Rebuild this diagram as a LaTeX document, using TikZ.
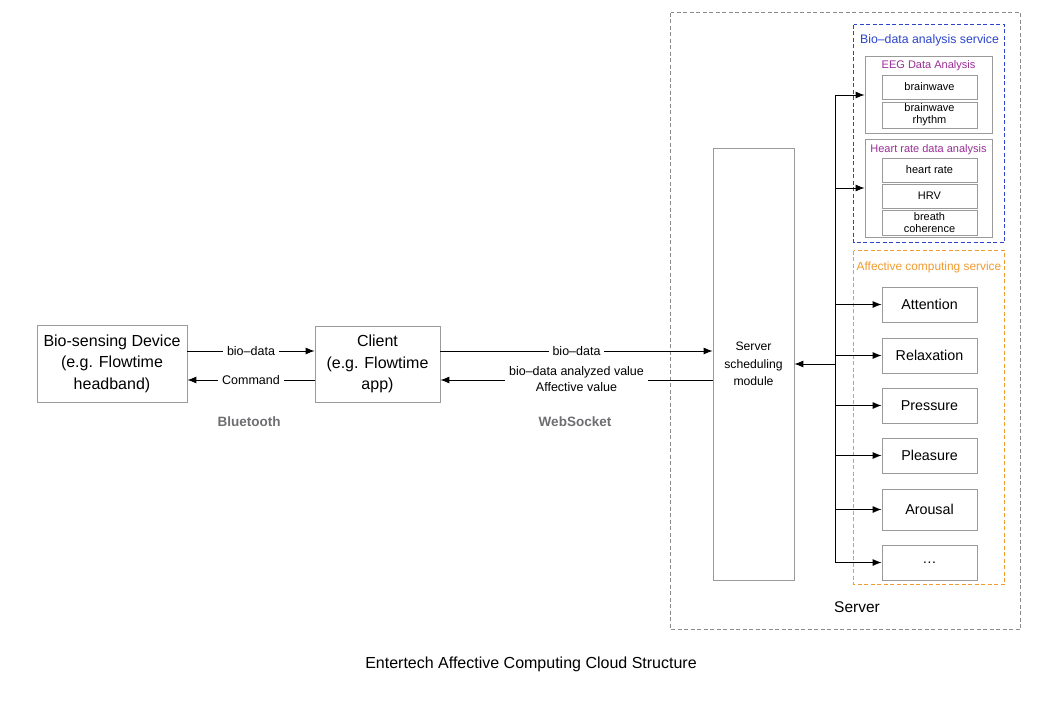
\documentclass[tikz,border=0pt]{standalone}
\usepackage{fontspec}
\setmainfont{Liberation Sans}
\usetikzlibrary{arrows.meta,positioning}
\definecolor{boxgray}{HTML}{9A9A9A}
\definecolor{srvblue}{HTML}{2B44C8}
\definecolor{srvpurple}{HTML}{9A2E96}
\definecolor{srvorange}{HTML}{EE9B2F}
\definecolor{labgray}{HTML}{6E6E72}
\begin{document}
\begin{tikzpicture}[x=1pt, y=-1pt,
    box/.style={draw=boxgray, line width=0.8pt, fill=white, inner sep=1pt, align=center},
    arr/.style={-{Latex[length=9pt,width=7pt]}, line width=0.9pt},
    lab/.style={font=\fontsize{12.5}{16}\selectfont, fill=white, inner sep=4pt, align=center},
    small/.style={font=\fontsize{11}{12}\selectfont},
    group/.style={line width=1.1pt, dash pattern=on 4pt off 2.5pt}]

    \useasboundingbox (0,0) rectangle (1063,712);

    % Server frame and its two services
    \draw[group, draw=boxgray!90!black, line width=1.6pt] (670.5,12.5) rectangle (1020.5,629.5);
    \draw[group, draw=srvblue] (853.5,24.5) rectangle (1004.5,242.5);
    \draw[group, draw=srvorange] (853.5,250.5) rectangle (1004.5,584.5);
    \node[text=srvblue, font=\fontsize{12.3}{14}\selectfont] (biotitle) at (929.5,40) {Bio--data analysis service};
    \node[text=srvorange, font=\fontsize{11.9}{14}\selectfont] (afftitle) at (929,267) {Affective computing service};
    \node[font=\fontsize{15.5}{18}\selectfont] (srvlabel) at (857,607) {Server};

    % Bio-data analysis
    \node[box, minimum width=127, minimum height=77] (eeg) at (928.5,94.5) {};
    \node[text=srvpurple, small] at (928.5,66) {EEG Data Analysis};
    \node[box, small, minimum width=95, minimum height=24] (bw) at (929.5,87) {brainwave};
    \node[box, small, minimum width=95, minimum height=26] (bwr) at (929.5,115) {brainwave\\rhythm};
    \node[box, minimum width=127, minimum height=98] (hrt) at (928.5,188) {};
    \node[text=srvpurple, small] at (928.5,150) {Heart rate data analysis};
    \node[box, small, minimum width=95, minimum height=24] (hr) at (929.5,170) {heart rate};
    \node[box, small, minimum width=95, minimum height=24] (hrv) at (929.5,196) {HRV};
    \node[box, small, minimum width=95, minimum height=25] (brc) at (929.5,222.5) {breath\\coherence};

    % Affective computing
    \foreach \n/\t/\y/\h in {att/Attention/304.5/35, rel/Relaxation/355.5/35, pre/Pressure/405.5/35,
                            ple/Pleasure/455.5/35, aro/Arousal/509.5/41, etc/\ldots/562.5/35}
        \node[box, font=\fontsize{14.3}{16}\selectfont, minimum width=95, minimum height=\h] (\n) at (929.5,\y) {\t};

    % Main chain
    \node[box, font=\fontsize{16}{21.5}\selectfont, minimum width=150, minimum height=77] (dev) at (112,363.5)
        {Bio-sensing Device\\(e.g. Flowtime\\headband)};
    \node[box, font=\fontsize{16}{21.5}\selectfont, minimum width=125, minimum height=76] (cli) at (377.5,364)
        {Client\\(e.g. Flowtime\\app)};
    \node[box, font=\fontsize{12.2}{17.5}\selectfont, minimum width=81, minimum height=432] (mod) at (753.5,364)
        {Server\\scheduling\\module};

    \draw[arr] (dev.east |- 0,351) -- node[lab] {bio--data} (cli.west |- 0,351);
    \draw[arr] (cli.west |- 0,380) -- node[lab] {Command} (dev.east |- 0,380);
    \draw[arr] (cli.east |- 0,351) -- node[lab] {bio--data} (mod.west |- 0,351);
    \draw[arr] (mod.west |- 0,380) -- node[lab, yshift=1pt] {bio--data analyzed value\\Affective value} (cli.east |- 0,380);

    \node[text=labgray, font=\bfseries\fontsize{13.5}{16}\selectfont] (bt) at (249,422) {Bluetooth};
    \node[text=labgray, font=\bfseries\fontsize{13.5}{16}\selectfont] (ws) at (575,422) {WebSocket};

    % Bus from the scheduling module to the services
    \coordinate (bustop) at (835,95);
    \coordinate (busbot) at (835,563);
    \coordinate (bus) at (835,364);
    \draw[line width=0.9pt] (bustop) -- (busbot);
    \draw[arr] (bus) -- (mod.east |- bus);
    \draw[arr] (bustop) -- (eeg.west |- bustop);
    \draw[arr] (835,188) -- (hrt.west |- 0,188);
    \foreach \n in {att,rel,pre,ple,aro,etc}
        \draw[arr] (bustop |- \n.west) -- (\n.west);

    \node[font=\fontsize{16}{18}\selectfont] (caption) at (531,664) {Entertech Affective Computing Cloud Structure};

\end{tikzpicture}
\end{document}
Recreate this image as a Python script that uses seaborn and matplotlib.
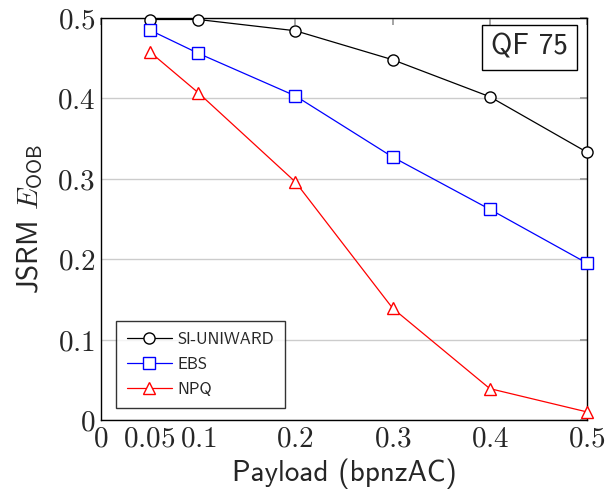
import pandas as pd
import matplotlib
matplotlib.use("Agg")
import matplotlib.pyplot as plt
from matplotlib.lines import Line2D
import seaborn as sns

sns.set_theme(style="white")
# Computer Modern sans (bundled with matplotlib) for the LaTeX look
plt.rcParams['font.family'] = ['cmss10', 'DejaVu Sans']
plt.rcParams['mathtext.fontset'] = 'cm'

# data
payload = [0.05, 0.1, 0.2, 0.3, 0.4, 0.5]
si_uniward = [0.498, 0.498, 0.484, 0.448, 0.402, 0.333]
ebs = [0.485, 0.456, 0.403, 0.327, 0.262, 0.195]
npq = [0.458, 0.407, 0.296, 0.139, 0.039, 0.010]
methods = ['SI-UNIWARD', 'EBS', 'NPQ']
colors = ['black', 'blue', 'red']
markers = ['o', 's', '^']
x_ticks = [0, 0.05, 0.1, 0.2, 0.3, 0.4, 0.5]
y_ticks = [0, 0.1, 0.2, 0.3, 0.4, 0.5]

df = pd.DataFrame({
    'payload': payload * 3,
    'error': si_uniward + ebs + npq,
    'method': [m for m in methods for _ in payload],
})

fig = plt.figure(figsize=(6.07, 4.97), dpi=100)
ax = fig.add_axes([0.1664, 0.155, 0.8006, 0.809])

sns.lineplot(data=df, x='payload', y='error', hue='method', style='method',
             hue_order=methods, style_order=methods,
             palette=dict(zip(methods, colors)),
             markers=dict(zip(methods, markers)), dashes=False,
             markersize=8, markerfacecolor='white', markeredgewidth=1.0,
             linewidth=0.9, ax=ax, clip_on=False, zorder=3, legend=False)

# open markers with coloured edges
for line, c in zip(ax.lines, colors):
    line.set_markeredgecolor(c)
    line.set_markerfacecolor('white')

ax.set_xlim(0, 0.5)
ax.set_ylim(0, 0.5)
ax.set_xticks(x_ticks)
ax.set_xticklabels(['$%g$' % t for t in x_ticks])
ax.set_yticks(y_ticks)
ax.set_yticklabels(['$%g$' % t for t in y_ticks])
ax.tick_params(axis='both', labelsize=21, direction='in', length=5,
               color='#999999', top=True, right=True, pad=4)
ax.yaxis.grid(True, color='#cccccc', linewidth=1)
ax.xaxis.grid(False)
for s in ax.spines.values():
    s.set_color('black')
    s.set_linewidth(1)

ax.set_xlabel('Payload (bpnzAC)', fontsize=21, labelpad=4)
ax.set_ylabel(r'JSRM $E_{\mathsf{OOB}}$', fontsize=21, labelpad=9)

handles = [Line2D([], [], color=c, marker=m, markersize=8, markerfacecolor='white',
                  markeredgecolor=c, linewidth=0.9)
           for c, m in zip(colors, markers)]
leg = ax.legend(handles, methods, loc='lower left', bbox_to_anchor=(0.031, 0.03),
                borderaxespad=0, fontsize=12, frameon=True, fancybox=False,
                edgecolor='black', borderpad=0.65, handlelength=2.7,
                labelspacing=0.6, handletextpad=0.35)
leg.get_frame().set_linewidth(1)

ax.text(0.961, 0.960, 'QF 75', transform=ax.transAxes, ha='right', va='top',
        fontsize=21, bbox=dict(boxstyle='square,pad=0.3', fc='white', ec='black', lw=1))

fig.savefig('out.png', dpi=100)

Written task -
Leave out the pictures, and copy only the lines from the one holding "Recreate this image" through the one holding "plt.rcParams['mathtext.fontset'] = 'cm'", exactly as written.

Solution to the exercise -
Recreate this image as a Python script that uses seaborn and matplotlib.
import pandas as pd
import matplotlib
matplotlib.use("Agg")
import matplotlib.pyplot as plt
from matplotlib.lines import Line2D
import seaborn as sns

sns.set_theme(style="white")
# Computer Modern sans (bundled with matplotlib) for the LaTeX look
plt.rcParams['font.family'] = ['cmss10', 'DejaVu Sans']
plt.rcParams['mathtext.fontset'] = 'cm'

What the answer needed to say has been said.